Award-winning Sámi Blood among films set to play in special focus on cinema of the region’s indigenous people.
Sweden’s Göteborg Film Festival will put the spotlight on the cinema of the region’s indigenous Sámi community at its 40th edition running Jan 27 to Feb 6, 2017.
“Sámi film is hotter than ever. That’s why we’re turning the spotlight on the north,” says the festival’s artistic director Jonas Holmberg.
The Sápmi cultural region stretches across large tracts of northern Sweden, Norway, Finland and Russia.
The semi-nomadic Sámi people – who traditionally make their living from fishing, hunting and reindeer herding – have suffered discrimination for centuries from dominant, incoming populations.
But in recent years, more enlightened cultural policies have seen a number of Sámi film-makers and producers emerging to tell Sámi stories as well as the establishment of the Sámi Film Institute.
“Sápmi has transformed into a very exciting film region, with a new generation of compelling directors. There’s both an artistic and a political imperative to approach Sámi film in a more focused way,” Holmberg says.
He cited the example of Amanda Kernell’s Sámi Blood [pictured], about a Sámi girl desperate to assimilate into mainstream Swedish culture in the 1930s, which will get its Swedish premiere at festival. The film recently won the Special Jury Prize at the Tokyo International Film Festival.
It will be among eight films nominated for the coveted Dragon Award Best Nordic Film, offering a cash prize sum of one million SEK ($110,000).
“It feels exciting to return to the Göteborg Film Festival with my first feature film after having screened nearly all of my short films there since the first one ten years ago.
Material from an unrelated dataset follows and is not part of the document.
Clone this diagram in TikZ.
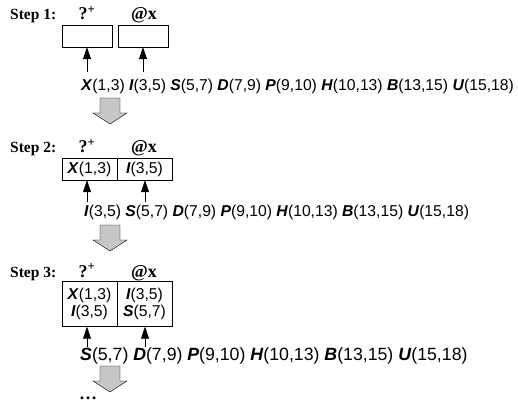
\documentclass[tikz,border=0pt]{standalone}
\usepackage{fontspec}
\setmainfont{Liberation Serif}
\newfontfamily\seqfont{Liberation Sans}
\usetikzlibrary{arrows.meta}
\newcommand{\sym}[1]{\textbf{\textit{#1}}}
\newcommand{\grayarrow}[2]{%
  \draw[fill=gray!45] ({#1-10},#2) -- ({#1+10},#2) -- ({#1+10},{#2+15}) -- ({#1+17},{#2+15})
    -- (#1,{#2+26}) -- ({#1-17},{#2+15}) -- ({#1-10},{#2+15}) -- cycle;}
\begin{document}
\begin{tikzpicture}[x=1pt,y=-1pt]

      \tikzset{cell/.style={draw, inner sep=0pt, align=center, font=\seqfont\fontsize{15.7}{17}\selectfont},
               steplabel/.style={inner sep=0pt, anchor=base west, font=\bfseries\fontsize{15.5}{16}\selectfont},
               head/.style={inner sep=0pt, anchor=base, font=\bfseries\fontsize{18}{18}\selectfont},
               seq/.style={inner sep=0pt, anchor=west, font=\seqfont\fontsize{15.7}{16}\selectfont},
               push/.style={-{Triangle[length=12pt,width=8pt]}, semithick}}
      \useasboundingbox (0,0) rectangle (518,403);
%% Step 1
      	\node[steplabel] (s1) at (10,20) {Step 1:};
      	\node[head] (q1) at (87,20) {?\textsuperscript{+}};
      	\node[head] (a1) at (144,20) {@x};
      	\node[cell, minimum width=50pt, minimum height=22pt] (b1a) at (87,36) {};
      	\node[cell, minimum width=50pt, minimum height=22pt] (b1b) at (143,36) {};
      	\node[seq] (r1) at (81,86) {\sym{X}(1,3) \sym{I}(3,5) \sym{S}(5,7) \sym{D}(7,9) \sym{P}(9,10) \sym{H}(10,13) \sym{B}(13,15) \sym{U}(15,18)};
      	\coordinate (t1a) at (87,72);
      	\coordinate (t1b) at (143,72);
%% Step 2
      	\node[steplabel] (s2) at (10,153) {Step 2:};
      	\node[head] (q2) at (87,153) {?\textsuperscript{+}};
      	\node[head] (a2) at (144,153) {@x};
      	\node[cell, minimum width=55pt, minimum height=22pt] (b2a) at (89.5,169) {\sym{X}(1,3)};
      	\node[cell, minimum width=55pt, minimum height=22pt] (b2b) at (144.5,169) {\sym{I}(3,5)};
      	\node[seq] (r2) at (84,212) {\sym{I}(3,5) \sym{S}(5,7) \sym{D}(7,9) \sym{P}(9,10) \sym{H}(10,13) \sym{B}(13,15) \sym{U}(15,18)};
      	\coordinate (t2a) at (87,202);
      	\coordinate (t2b) at (145,202);
%% Step 3
      	\node[steplabel] (s3) at (10,277) {Step 3:};
      	\node[head] (q3) at (87,277) {?\textsuperscript{+}};
      	\node[head] (a3) at (144,277) {@x};
      	\node[cell, minimum width=55pt, minimum height=45pt] (b3a) at (89.5,304) {\sym{X}(1,3)\\\sym{I}(3,5)};
      	\node[cell, minimum width=55pt, minimum height=45pt] (b3b) at (144.5,304) {\sym{I}(3,5)\\\sym{S}(5,7)};
      	\node[seq, font=\seqfont\fontsize{17.7}{18}\selectfont] (r3) at (80,356) {\sym{S}(5,7) \sym{D}(7,9) \sym{P}(9,10) \sym{H}(10,13) \sym{B}(13,15) \sym{U}(15,18)};
      	\coordinate (t3a) at (87,347);
      	\coordinate (t3b) at (145,347);
      	\node[head, anchor=center] (more) at (88,398) {\dots};
%Arrows
		\draw[push] (t1a) -- (b1a.south);
		\draw[push] (t1b) -- (b1b.south);
		\draw[push] (t2a) -- (t2a |- b2a.south);
		\draw[push] (t2b) -- (t2b |- b2b.south);
		\draw[push] (t3a) -- (t3a |- b3a.south);
		\draw[push] (t3b) -- (t3b |- b3b.south);
		\grayarrow{110}{98}
		\grayarrow{110}{225}
		\grayarrow{110}{366}

	\end{tikzpicture}
\end{document}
Göteborg is the biggest film festival in the Nordic countries and being invited to compete with the very best feels like a huge deal,” said Kernell.
Alongside Sámi Blood, there will be several other new Sámi features and short films screening under the headline Focus: Sápmi.
They include katja Gauriloff’s Kaisa’s Enchanted Forest, about Swiss writer Robert Crottet’s lifelong fascination with Sámi culture and featuring footage of the Sámi people in the 1930s and 40s; Suvi West’s documentary Me And My Little Sister about her sister’s decision to challenge the conservative values of the Sámi by coming out as a lesbian, and Gunilla Bresky’s Son of the Sun about the late multi-disciplinary artist Nils-Aslak Valkeapää.
There will also be a retrospective shedding light on the history of Sámi film and a comprehensive discussion about Sámi film found in the seminar program.
In addition, the festival will also throw a Sámi-themed party featuring performances by Sámi artists Maxida Märak and Mimie Tim.
The full programme of the Göteborg Film Festival will be announced on January 10.